Но глядя не на сферическое мировое православие в вакууме, а на ту реальность, которая у нас есть, мы сразу видим, что его предстоятелям крайне трудно договориться друг с другом даже по протокольным вопросам. А если спуститься вниз, на уровень простых людей, легко обнаружим, что они могут придерживаться каких угодно воззрений и практик, называя себя «православными». Классический пример — православные коммунисты, неукоснительно записывающие в свои ряды самого Иисуса Христа («если бы он был жив», как недавно выразился Геннадий Зюганов, кавалер церковного ордена Славы и Чести III степени). При этом православные коммунисты, несомненно, самым решительным образом отвергают и папу, и Filioque. Значит ли это, что мы с ними единоверцы?

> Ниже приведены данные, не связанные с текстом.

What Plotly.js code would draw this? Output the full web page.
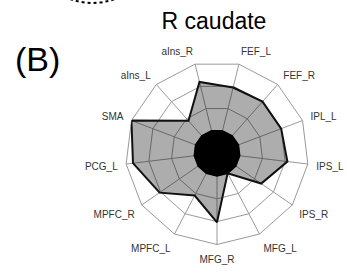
<!DOCTYPE html>
<html><head><meta charset="utf-8">
<script src="https://cdn.plot.ly/plotly-3.0.1.min.js"></script>
<style>html,body{margin:0;padding:0;background:#fff}#chart{width:347px;height:275px}</style>
</head><body><div id="chart"></div>
<script>
// Regions (clockwise from top, starting just right of north)
const regions = ['FEF_L','FEF_R','IPL_L','IPS_L','IPS_R','MFG_L','MFG_R','MPFC_L','MPFC_R','PCG_L','SMA','aIns_L','aIns_R'];
// Values for the R caudate profile (scale 0-4)
const caudateValues = [2.95, 3.0, 3.0, 3.1, 2.35, 1.0, 3.03, 2.1, 3.05, 3.7, 4.0, 1.88, 3.2];
// Inner black core level
const coreValues = [1,1,1,1,1,1,1,1,1,1,1,1,1];
const radialTicks = [1, 2, 3, 4];

const W = 347, H = 275;
const px = x => x / W, py = y => 1 - y / H;
const cx = 217, cy = 153, R = 91.5;

const close = a => a.concat([a[0]]);

const traces = [
  {
    type: 'scatterpolar', mode: 'lines',
    r: close(caudateValues), theta: close(regions),
    fill: 'toself', fillcolor: 'rgba(0,0,0,0.32)',
    line: {color: '#111', width: 2},
    hoverinfo: 'skip', showlegend: false
  },
  {
    type: 'scatterpolar', mode: 'lines',
    r: close(coreValues), theta: close(regions),
    fill: 'toself', fillcolor: '#000',
    line: {color: '#000', width: 1.5},
    hoverinfo: 'skip', showlegend: false
  }
];

const layout = {
  width: W, height: H,
  margin: {l: 0, r: 0, t: 0, b: 0},
  paper_bgcolor: '#fff',
  showlegend: false,
  title: {
    text: 'R caudate',
    font: {family: 'Liberation Sans, Arial, sans-serif', size: 23, color: '#000'},
    x: px(214), y: py(21), xanchor: 'center', yanchor: 'middle', xref: 'paper', yref: 'paper'
  },
  annotations: [{
    text: '(B)', showarrow: false, xref: 'paper', yref: 'paper',
    x: px(37), y: py(59), xanchor: 'center', yanchor: 'middle',
    font: {family: 'Liberation Sans, Arial, sans-serif', size: 34, color: '#000'}
  }],
  shapes: [{
    type: 'path', xref: 'paper', yref: 'paper',
    path: 'M ' + px(70) + ',' + py(-1) + ' Q ' + px(92) + ',' + py(7) + ' ' + px(115) + ',' + py(-1),
    line: {color: '#000', width: 2, dash: 'dot'}
  }],
  polar: {
    domain: {x: [px(cx - R), px(cx + R)], y: [py(cy + R), py(cy - R)]},
    bgcolor: '#fff',
    gridshape: 'linear',
    radialaxis: {
      range: [0, 4], tickvals: radialTicks, showticklabels: false, ticks: '',
      showline: false, gridcolor: '#9a9a9a', gridwidth: 1, layer: 'below traces'
    },
    angularaxis: {
      type: 'category', categoryarray: regions, direction: 'clockwise',
      rotation: 90 - 360 / 26,
      showline: true, linecolor: '#9a9a9a', linewidth: 1,
      gridcolor: '#9a9a9a', gridwidth: 1,
      ticks: 'outside', ticklen: 6, tickcolor: 'rgba(0,0,0,0)',
      tickfont: {family: 'Liberation Sans, Arial, sans-serif', size: 10, color: '#333'},
      layer: 'below traces'
    }
  }
};

Plotly.newPlot('chart', traces, layout, {staticPlot: true, displayModeBar: false});
</script>
</body></html>
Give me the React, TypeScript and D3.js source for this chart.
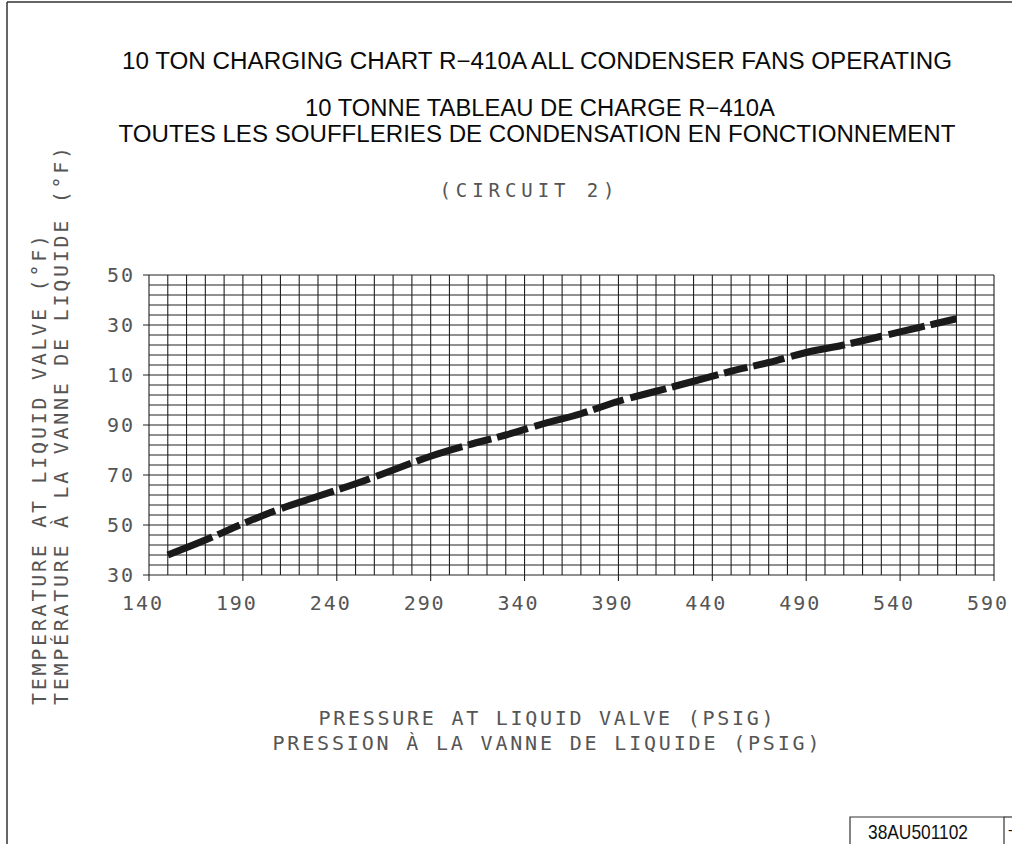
import * as d3 from "d3";

// pressure at liquid valve (psig) vs liquid temperature (°F)
const pressure = [150, 170, 190, 210, 230, 250, 270, 290, 310, 330, 350, 370, 390, 410, 430, 450, 470, 490, 510, 530, 550, 570];
const temperature = [38, 44, 50.5, 56.5, 61.5, 66.5, 72, 77.5, 82, 86, 90.5, 94.5, 99.5, 103.5, 107.5, 111.5, 115, 119, 122, 125.5, 129, 132.5];

const xTicks = [140, 190, 240, 290, 340, 390, 440, 490, 540, 590];
const yTicks = [30, 50, 70, 90, 110, 130, 150];
// labels as printed on the original drawing (hundreds digit dropped)
const yTickLabels = ["30", "50", "70", "90", "10", "30", "50"];

const titles = [
  "10 TON CHARGING CHART R\u2212410A ALL CONDENSER FANS OPERATING",
  "10 TONNE TABLEAU DE CHARGE R\u2212410A",
  "TOUTES LES SOUFFLERIES DE CONDENSATION EN FONCTIONNEMENT",
];
const circuitLabel = "(CIRCUIT 2)";
const xTitle = ["PRESSURE AT LIQUID VALVE (PSIG)", "PRESSION \u00C0 LA VANNE DE LIQUIDE (PSIG)"];
const yTitle = ["TEMPERATURE AT LIQUID VALVE (\u00B0F)", "TEMP\u00C9RATURE \u00C0 LA VANNE DE LIQUIDE (\u00B0F)"];
const drawingNo = "38AU501102";

const W = 1012;
const H = 844;
const mono = "'DejaVu Sans Mono', monospace";
const narrow = "'Liberation Sans Narrow', 'Liberation Sans', Arial, sans-serif";

export default function App() {
  const x = d3.scaleLinear().domain([140, 590]).range([149, 994]);
  const y = d3.scaleLinear().domain([30, 150]).range([575, 275]);

  const vLines = d3.range(140, 591, 10);
  const hLines = d3.range(30, 151, 4);

  const points = pressure.map((p, i) => [p, temperature[i]] as [number, number]);
  const line = d3
    .line<[number, number]>()
    .x((d) => x(d[0]))
    .y((d) => y(d[1]))
    .curve(d3.curveMonotoneX);

  return (
    <svg
      width={W}
      height={H}
      viewBox={`0 0 ${W} ${H}`}
      style={{ position: "absolute", left: 0, top: 0, background: "#fff" }}
    >
      {/* sheet border */}
      <line x1={7} x2={W} y1={2} y2={2} stroke="#333" strokeWidth={1.5} />
      <line x1={7} x2={7} y1={2} y2={H} stroke="#333" strokeWidth={1.5} />

      {/* titles */}
      <g fontFamily={narrow} fontSize={23} fill="#0a0a0a" textAnchor="middle">
        <text x={537} y={69} textLength={830} lengthAdjust="spacingAndGlyphs">
          {titles[0]}
        </text>
        <text x={540} y={116} textLength={470} lengthAdjust="spacingAndGlyphs">
          {titles[1]}
        </text>
        <text x={537} y={142} textLength={837} lengthAdjust="spacingAndGlyphs">
          {titles[2]}
        </text>
      </g>
      <text x={527} y={197} textAnchor="middle" fontFamily={mono} fontSize={19} fill="#555" textLength={175} lengthAdjust="spacing">
        {circuitLabel}
      </text>

      {/* grid */}
      <g stroke="#222" strokeWidth={1.1}>
        {vLines.map((v) => (
          <line key={`v${v}`} x1={x(v)} x2={x(v)} y1={y(150)} y2={xTicks.includes(v) ? y(30) + 6 : y(30)} />
        ))}
        {hLines.map((v) => (
          <line key={`h${v}`} x1={yTicks.includes(v) ? x(140) - 6 : x(140)} x2={x(590)} y1={y(v)} y2={y(v)} />
        ))}
      </g>

      {/* tick labels */}
      <g fontFamily={mono} fontSize={20} fill="#555">
        {yTicks.map((t, i) => (
          <text key={`yt${t}`} x={133} y={y(t) + 7} textAnchor="end" textLength={26} lengthAdjust="spacing">
            {yTickLabels[i]}
          </text>
        ))}
        {xTicks.map((t) => (
          <text key={`xt${t}`} x={x(t) - 7} y={610} textAnchor="middle" textLength={40} lengthAdjust="spacing">
            {String(t)}
          </text>
        ))}
      </g>

      {/* axis titles */}
      <g fontFamily={mono} fontSize={20} fill="#555">
        <text x={546} y={725} textAnchor="middle" textLength={455} lengthAdjust="spacing">
          {xTitle[0]}
        </text>
        <text x={546} y={750} textAnchor="middle" textLength={547} lengthAdjust="spacing">
          {xTitle[1]}
        </text>
        <text transform="translate(46,705) rotate(-90)" textAnchor="start" textLength={470} lengthAdjust="spacing">
          {yTitle[0]}
        </text>
        <text transform="translate(68,705) rotate(-90)" textAnchor="start" textLength={558} lengthAdjust="spacing">
          {yTitle[1]}
        </text>
      </g>

      {/* charging curve */}
      <path
        d={line(points) ?? ""}
        fill="none"
        stroke="#1a1a1a"
        strokeWidth={7}
        strokeDasharray="48 6 24 6 32 7 55 6 32 7 37 6"
      />

      {/* drawing number box */}
      <polyline points={`850,${H} 850,817 1004,817 1004,${H}`} fill="none" stroke="#333" strokeWidth={1.2} />
      <line x1={1004} x2={W} y1={817} y2={817} stroke="#333" strokeWidth={1.2} />
      <text x={918} y={839} textAnchor="middle" fontFamily={narrow} fontSize={21} fill="#111" textLength={100} lengthAdjust="spacingAndGlyphs">
        {drawingNo}
      </text>
      <text x={1008} y={835} fontFamily={narrow} fontSize={14} fill="#111">
        -
      </text>
    </svg>
  );
}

Думаю, пора признать простой факт: евхаристическое единство и даже единство вероисповедных формулировок есть важный формальный признак, но не более того. Оно не означает автоматического единства в самых сущностных вопросах. Те, для кого православие — прежде всего встреча со Христом, и те, для кого оно — национальная религия «русского мира», могут принадлежать к одному приходу, но их вера не одинакова. Чем договориться друг с другом, им будет проще договориться со своими единомышленниками в иных конфессиях (те и те есть повсюду), причем для этого никому не нужно менять свою конфессиональную принадлежность.
Какие из этого следуют практические выводы — отдельный и очень сложный разговор. Думаю, прежде всего нас ждет долгий и трудный поиск новых форм соборности. Старые, «проверенные временем» формы первых веков христианства, а именно соборы, как показывает недавний опыт, не срабатывают; что же касается принципа соборности в жизни отдельных общин, то его в структуре РПЦ заменяет в настоящее время вертикаль, когда все решает церковное начальство.
Но это не значит, что невозможны никакие новые формы, особенно на «низовом» уровне отдельных людей. Существуют в Европе монастырские общины, где молятся вместе католики и протестанты (Тэзе во Франции) и где католики внимательно изучают духовный опыт православных церквей (Бозе в Италии), но при этом никто никуда не переходит. Есть и мирянские движения подобного рода, их явно будет становиться намного больше. Впрочем, необязательно создавать некие особые организационные формы, это может быть для начала просто общение поверх конфессиональных барьеров — общение людей, которые хотят жить с Богом и друг с другом, которые готовы слушать и учиться прежде, чем наставлять, обличать и навязывать всем свою веру.
Таких людей пока не слишком много, но будущее, я уверен, за ними. А каким оно окажется — покажет время.